--- DIRECTION ---
Tally the lines that contain "matplotlib" and report the total alone.

····················

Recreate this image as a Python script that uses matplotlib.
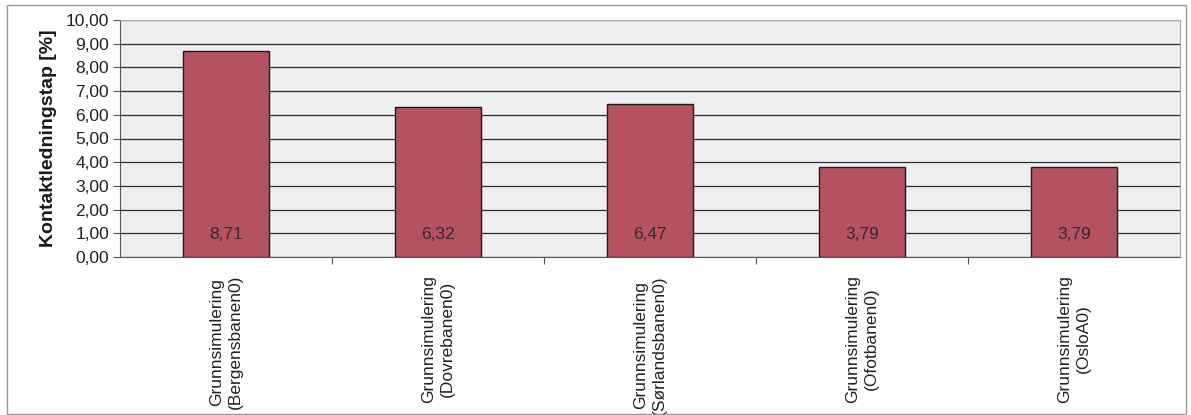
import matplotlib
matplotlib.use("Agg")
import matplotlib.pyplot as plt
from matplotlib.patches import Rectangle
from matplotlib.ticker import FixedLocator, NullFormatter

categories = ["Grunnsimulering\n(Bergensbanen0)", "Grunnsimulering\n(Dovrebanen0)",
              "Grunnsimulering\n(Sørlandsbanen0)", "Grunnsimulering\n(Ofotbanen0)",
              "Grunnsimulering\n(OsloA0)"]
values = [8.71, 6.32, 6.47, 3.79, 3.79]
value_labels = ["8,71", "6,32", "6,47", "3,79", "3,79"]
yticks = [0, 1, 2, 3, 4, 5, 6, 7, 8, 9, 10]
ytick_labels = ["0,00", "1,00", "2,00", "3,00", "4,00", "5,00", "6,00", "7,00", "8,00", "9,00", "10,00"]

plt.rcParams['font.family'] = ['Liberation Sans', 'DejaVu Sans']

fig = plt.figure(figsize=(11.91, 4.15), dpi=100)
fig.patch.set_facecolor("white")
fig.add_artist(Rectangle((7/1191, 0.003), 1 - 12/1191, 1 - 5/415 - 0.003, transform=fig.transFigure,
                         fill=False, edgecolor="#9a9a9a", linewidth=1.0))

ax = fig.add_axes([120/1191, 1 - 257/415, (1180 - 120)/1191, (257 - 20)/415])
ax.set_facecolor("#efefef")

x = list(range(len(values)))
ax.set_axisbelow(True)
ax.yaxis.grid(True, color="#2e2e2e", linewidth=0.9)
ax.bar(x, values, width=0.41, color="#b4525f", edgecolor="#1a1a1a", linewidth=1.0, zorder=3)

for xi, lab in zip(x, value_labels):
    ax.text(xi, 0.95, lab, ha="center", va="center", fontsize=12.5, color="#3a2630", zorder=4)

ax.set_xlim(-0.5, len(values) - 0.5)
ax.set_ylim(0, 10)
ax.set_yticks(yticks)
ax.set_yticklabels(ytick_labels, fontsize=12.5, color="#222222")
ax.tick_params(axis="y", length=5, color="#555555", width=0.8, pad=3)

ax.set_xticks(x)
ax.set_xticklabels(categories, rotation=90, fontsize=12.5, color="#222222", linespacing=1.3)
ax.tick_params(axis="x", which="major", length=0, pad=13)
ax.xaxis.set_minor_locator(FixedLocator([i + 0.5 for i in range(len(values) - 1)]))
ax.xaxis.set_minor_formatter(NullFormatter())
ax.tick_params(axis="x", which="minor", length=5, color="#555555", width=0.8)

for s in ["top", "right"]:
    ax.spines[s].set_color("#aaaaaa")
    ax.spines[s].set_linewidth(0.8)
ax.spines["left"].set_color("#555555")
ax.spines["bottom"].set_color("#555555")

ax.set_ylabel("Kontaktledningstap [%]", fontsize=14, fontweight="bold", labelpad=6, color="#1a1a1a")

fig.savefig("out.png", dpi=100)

····················

--- THE ANSWER ---
6